Oxfam's "Behind the brands" campaign has recently turned its lens to the chocolate industry, and how it specifically targets female consumers to advertise to—while at the same time abusing their developing-country sisters who pick and process the bean. The organization is calling for Mars, Mondelez International and Nestle to stop ignoring the women who are working in their cocoa supply chains. (Between them, these three companies make more than $45 billion a year in sales of candy.) 

The companies all responded immediately, each citing their various initiatives to work more closely with farmers. Oxfam shot back with "The projects the companies tout are piecemeal at best. What’s needed are fundamental changes to the policies that actually govern the way these companies do business. Together Mars, Mondelez and Nestle purchase nearly one third of the world’s harvested cocoa. They have the power to influence suppliers, governments, and certification bodies and they can influence policy shifts and practices in the sector."

The power of the world's largest companies to affect change across an entire industry has been seen to be incredibly effective; when McDonald's started buying sustainable fish, or when Walmart banned controversial flame retardants, it changed the landscape for other companies as well. 

So what about the women? They are far and away the largest buyers of chocolate. 

"None of the three companies get good scores for their policies on women in our Behind the Brands scorecard, and Mars and Mondelez both get the lowest possible score, which means their policies on women are simply unfit for modern purpose."

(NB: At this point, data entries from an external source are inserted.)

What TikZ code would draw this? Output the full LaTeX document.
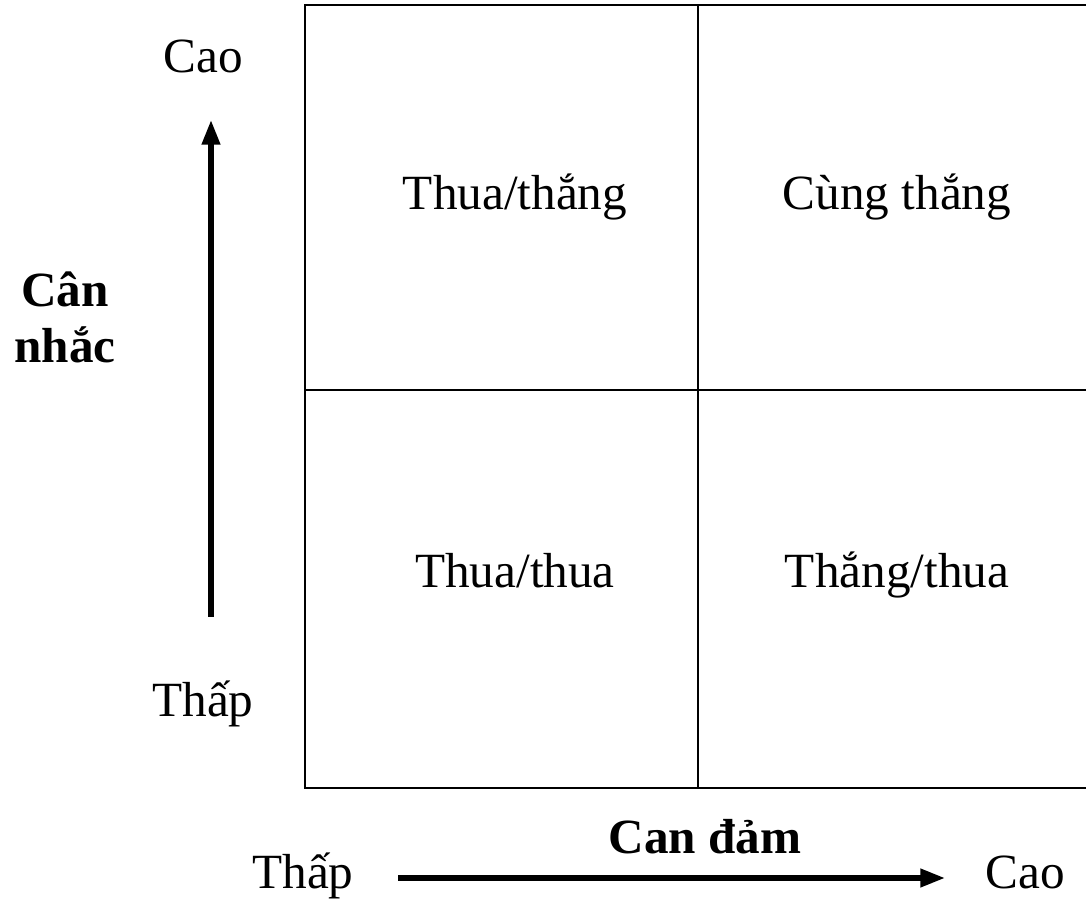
\documentclass[tikz,border=0pt]{standalone}
\usepackage{fontspec}
\setmainfont{Liberation Serif}
\usetikzlibrary{arrows.meta}
\tikzset{
  lbl/.style={font=\fontsize{14}{17}\selectfont, anchor=base},
  axlbl/.style={font=\fontsize{14}{16}\selectfont\bfseries, align=center, anchor=base},
  axarrow/.style={line width=1.5pt, -{Triangle[length=7pt, width=5pt]}}
}
\begin{document}
\begin{tikzpicture}
\useasboundingbox (0,0) rectangle (10.86,8.98);
% grid
\coordinate (tl) at (3.05,8.93);
\coordinate (bl) at (3.05,1.10);
\coordinate (tr) at (10.86,8.93);
\coordinate (br) at (10.86,1.10);
\coordinate (mt) at (6.98,8.93);
\coordinate (mb) at (6.98,1.10);
\coordinate (ml) at (3.05,5.08);
\coordinate (mr) at (10.86,5.08);
\draw[line width=0.7pt] (tr) -- (tl) -- (bl) -- (br);
\draw[line width=0.7pt] (mt) -- (mb);
\draw[line width=0.7pt] (ml) -- (mr);
\node[lbl] (q1) at (5.15,6.88) {Thua/thắng};
\node[lbl] (q2) at (8.97,6.88) {Cùng thắng};
\node[lbl] (q3) at (5.15,3.10) {Thua/thua};
\node[lbl] (q4) at (8.97,3.10) {Thắng/thua};
% vertical axis
\node[lbl] (vhigh) at (2.03,8.25) {Cao};
\node[lbl] (vlow) at (2.03,1.82) {Thấp};
\node[axlbl] (vname) at (0.65,5.35) {Cân\\nhắc};
\coordinate (vs) at (2.11,2.81);
\coordinate (ve) at (2.11,7.78);
\draw[axarrow] (vs) -- (ve);
% horizontal axis
\node[axlbl] (hname) at (7.05,0.45) {Can đảm};
\node[lbl] (hlow) at (3.03,0.10) {Thấp};
\node[lbl] (hhigh) at (10.25,0.10) {Cao};
\coordinate (hs) at (3.98,0.20);
\coordinate (he) at (9.45,0.20);
\draw[axarrow] (hs) -- (he);
\end{tikzpicture}
\end{document}
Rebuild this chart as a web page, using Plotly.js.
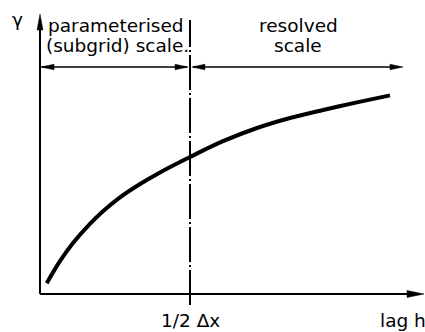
<!DOCTYPE html>
<html>
<head>
<meta charset="utf-8">
<script src="https://cdn.plot.ly/plotly-3.0.1.min.js"></script>
<style>
  html, body { margin: 0; padding: 0; background: #ffffff; }
  #chart { width: 425px; height: 332px; }
</style>
</head>
<body>
<div id="chart"></div>
<script>
// Semivariogram sketch: gamma(h) against lag h, split at half the grid spacing
const lagH  = [0.045, 0.133, 0.220, 0.333, 0.420, 0.520, 0.667, 0.800, 1.000, 1.220, 1.447, 1.667, 1.887, 2.113, 2.333];
const gamma = [0.054, 0.164, 0.255, 0.351, 0.414, 0.476, 0.550, 0.608, 0.685, 0.764, 0.830, 0.880, 0.920, 0.958, 0.993];

const halfDx = 1.0;          // 1/2 Δx on the lag axis
const resolvedEnd = 2.42;    // right end of the "resolved scale" span
const spanLevel = 1.135;     // height of the scale-span arrows
const xAxisEnd = 2.56;
const yAxisEnd = 1.40;

const labels = {
  yTitle: 'γ',
  xTitle: 'lag h',
  halfDx: '1/2 Δx',
  subgrid: ['parameterised', '(subgrid) scale.'],
  resolved: ['resolved', 'scale']
};

const ink = '#000000';
const font = { family: 'DejaVu Sans, Arial, sans-serif', size: 18.5, color: ink };

// filled arrow head anchored at a data point, drawn in pixel offsets
function head(x, y, dir, len, half) {
  let p;
  if (dir === 'up')    p = `M0,0 L${-half},${-len} L${half},${-len} Z`;
  if (dir === 'right') p = `M0,0 L${-len},${half} L${-len},${-half} Z`;
  if (dir === 'left')  p = `M0,0 L${len},${half} L${len},${-half} Z`;
  return {
    type: 'path', xref: 'x', yref: 'y',
    xsizemode: 'pixel', ysizemode: 'pixel',
    xanchor: x, yanchor: y, path: p,
    fillcolor: ink, line: { color: ink, width: 0.5 }
  };
}

function seg(x0, y0, x1, y1, width, dash) {
  return {
    type: 'line', xref: 'x', yref: 'y', x0: x0, y0: y0, x1: x1, y1: y1,
    line: { color: ink, width: width, dash: dash || 'solid' }
  };
}

const shapes = [
  // axes
  seg(0, 0, 0, yAxisEnd - 0.05, 2),
  head(0, yAxisEnd, 'up', 16, 3),
  seg(0, 0, xAxisEnd - 0.06, 0, 2),
  head(xAxisEnd, 0, 'right', 17, 3.5),
  // boundary at half the grid spacing
  seg(halfDx, -0.055, halfDx, 1.37, 2, '35px,3px,2px,3px'),
  // parameterised span
  seg(0.01, spanLevel, halfDx - 0.02, spanLevel, 1.6),
  head(0.007, spanLevel, 'left', 13, 2.8),
  head(halfDx - 0.013, spanLevel, 'right', 13, 2.8),
  // resolved span
  seg(halfDx + 0.02, spanLevel, resolvedEnd - 0.03, spanLevel, 1.6),
  head(halfDx + 0.013, spanLevel, 'left', 13, 2.8),
  head(resolvedEnd, spanLevel, 'right', 13, 2.8)
];

function note(text, x, y, xanchor, xref, yref) {
  return {
    text: text, x: x, y: y, xref: xref || 'paper', yref: yref || 'paper',
    xanchor: xanchor, yanchor: 'middle', showarrow: false, font: font
  };
}

const W = 425, H = 332;
const px = v => v / W;
const py = v => 1 - v / H;

const annotations = [
  note(labels.yTitle, px(17), py(19), 'center'),
  note(labels.subgrid[0], px(46), py(26), 'left'),
  note(labels.subgrid[1], px(44), py(45), 'left'),
  note(labels.resolved[0], px(298), py(26), 'center'),
  note(labels.resolved[1], px(298), py(45), 'center'),
  note(labels.halfDx, halfDx, py(320), 'center', 'x', 'paper'),
  note(labels.xTitle, px(378), py(320), 'left')
];

const trace = {
  x: lagH, y: gamma, type: 'scatter', mode: 'lines',
  line: { color: ink, width: 4, shape: 'spline', smoothing: 1 },
  hoverinfo: 'skip'
};

const layout = {
  width: W, height: H,
  margin: { l: 0, r: 0, t: 0, b: 0, pad: 0 },
  paper_bgcolor: '#ffffff', plot_bgcolor: '#ffffff',
  showlegend: false,
  xaxis: { range: [-40 / 150, 385 / 150], visible: false, fixedrange: true },
  yaxis: { range: [-38 / 200, 294 / 200], visible: false, fixedrange: true },
  shapes: shapes,
  annotations: annotations,
  font: font
};

Plotly.newPlot('chart', [trace], layout, { displayModeBar: false, staticPlot: true });
</script>
</body>
</html>
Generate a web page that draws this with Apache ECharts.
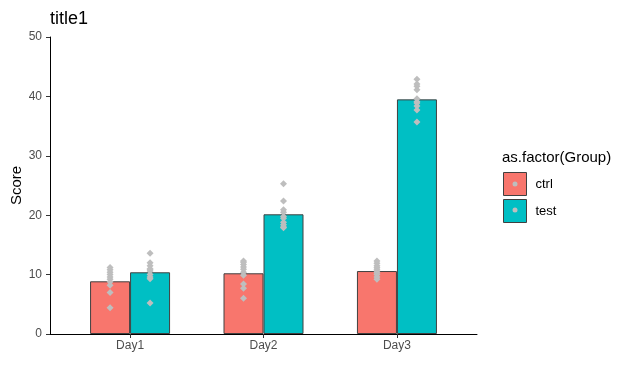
<!DOCTYPE html>
<html>
<head>
<meta charset="utf-8">
<script src="https://cdn.jsdelivr.net/npm/echarts@6/dist/echarts.min.js"></script>
<style>html,body{margin:0;padding:0;background:#fff}#c{width:640px;height:384px}</style>
</head>
<body>
<div id="c"></div>
<script>
const categories = ['Day1', 'Day2', 'Day3'];
const groups = ['ctrl', 'test'];
const barCtrl = [8.87, 10.22, 10.6];
const barTest = [10.39, 20.15, 39.5];
const ptsCtrl = [
  [4.4, 7.0, 8.2, 8.8, 9.2, 9.6, 10.0, 10.4, 10.8, 11.2],
  [6.0, 7.7, 8.4, 9.9, 10.4, 10.9, 11.3, 11.7, 12.1, 12.3],
  [9.2, 9.6, 10.0, 10.3, 10.6, 10.9, 11.2, 11.5, 11.9, 12.3]
];
const ptsTest = [
  [5.2, 9.3, 9.6, 10.0, 10.6, 10.8, 11.0, 11.5, 12.0, 13.6],
  [17.9, 18.0, 18.4, 18.8, 19.5, 19.8, 20.5, 20.9, 22.4, 25.3],
  [35.7, 37.7, 38.4, 38.9, 39.1, 39.6, 41.1, 41.7, 42.1, 42.9]
];
const yTicks = [0, 10, 20, 30, 40, 50];

const colors = ['#F8766D', '#00BFC4'];
const dodge = 0.15;
const FONT = 'Liberation Sans, Arial, sans-serif';

function barData(arr) { return arr.map((v, i) => [i + 1, v]); }
function ptData(arr, off) {
  const out = [];
  arr.forEach((vals, i) => vals.forEach(v => out.push([i + 1 + off, v])));
  return out;
}

const chart = echarts.init(document.getElementById('c'), null, {renderer: 'canvas'});
chart.setOption({
  animation: false,
  backgroundColor: '#fff',
  title: [
    {text: 'title1', left: 45, top: 5, textStyle: {fontFamily: FONT, fontSize: 18, fontWeight: 'normal', color: '#000'}},
    {text: 'as.factor(Group)', left: 497, top: 145, textStyle: {fontFamily: FONT, fontSize: 15, fontWeight: 'normal', color: '#000'}}
  ],
  grid: {left: 50, right: 163, top: 37, bottom: 50, containLabel: false, outerBoundsMode: 'none'},
  legend: {
    orient: 'vertical', left: 503, top: 172, itemWidth: 23, itemHeight: 23, itemGap: 3, padding: 0,
    icon: 'rect',
    data: groups,
    textStyle: {fontFamily: FONT, fontSize: 13, color: '#000', padding: [0, 0, 0, 4]},
    itemStyle: {borderColor: '#404040', borderWidth: 1}
  },
  xAxis: {
    type: 'value', min: 0.4, max: 3.6,
    splitLine: {show: false},
    axisLine: {show: true, lineStyle: {color: '#000', width: 1}},
    axisTick: {show: true, length: 4, lineStyle: {color: '#333'}, customValues: [1, 2, 3]},
    axisLabel: {customValues: [1, 2, 3], formatter: v => categories[Math.round(v) - 1] || '', fontFamily: FONT, fontSize: 12, color: '#4D4D4D', margin: 6}
  },
  yAxis: {
    type: 'value', min: 0, max: 50, interval: 10,
    name: 'Score', nameLocation: 'middle', nameGap: 26, nameRotate: 90, nameMoveOverlap: false,
    nameTextStyle: {fontFamily: FONT, fontSize: 15, color: '#000'},
    splitLine: {show: false},
    axisLine: {show: true, lineStyle: {color: '#000', width: 1}},
    axisTick: {show: true, length: 4, lineStyle: {color: '#333'}},
    axisLabel: {fontFamily: FONT, fontSize: 12, color: '#4D4D4D', margin: 8, formatter: v => yTicks.includes(v) ? String(v) : ''}
  },
  series: [
    {name: 'ctrl', type: 'bar', data: barData(barCtrl), barWidth: 40, barGap: '0%',
     itemStyle: {color: colors[0], borderColor: '#404040', borderWidth: 1}},
    {name: 'test', type: 'bar', data: barData(barTest), barWidth: 40, barGap: '0%',
     itemStyle: {color: colors[1], borderColor: '#404040', borderWidth: 1}},
    {name: 'ctrlPts', type: 'scatter', data: ptData(ptsCtrl, -dodge), symbol: 'diamond', symbolSize: 7,
     itemStyle: {color: '#BEBEBE', opacity: 1}, z: 5},
    {name: 'testPts', type: 'scatter', data: ptData(ptsTest, dodge), symbol: 'diamond', symbolSize: 7,
     itemStyle: {color: '#BEBEBE', opacity: 1}, z: 5}
  ],
  graphic: [
    {type: 'circle', shape: {cx: 515, cy: 184, r: 2.5}, style: {fill: '#BEBEBE'}, z: 100},
    {type: 'circle', shape: {cx: 515, cy: 210, r: 2.5}, style: {fill: '#BEBEBE'}, z: 100}
  ]
});
</script>
</body>
</html>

Oxfam rated companies besides chocolate-makers on their scorecard, looking at how women are treated, as well as a host of other issues including water use, transparency, climate change and land use. It's worth a look at how each of the 10 largest food companies rated. 

Do you think these companies have an ethical responsibility to treat their workers and then environment better? Will Oxfam's scorecard mean you will change your buying habits?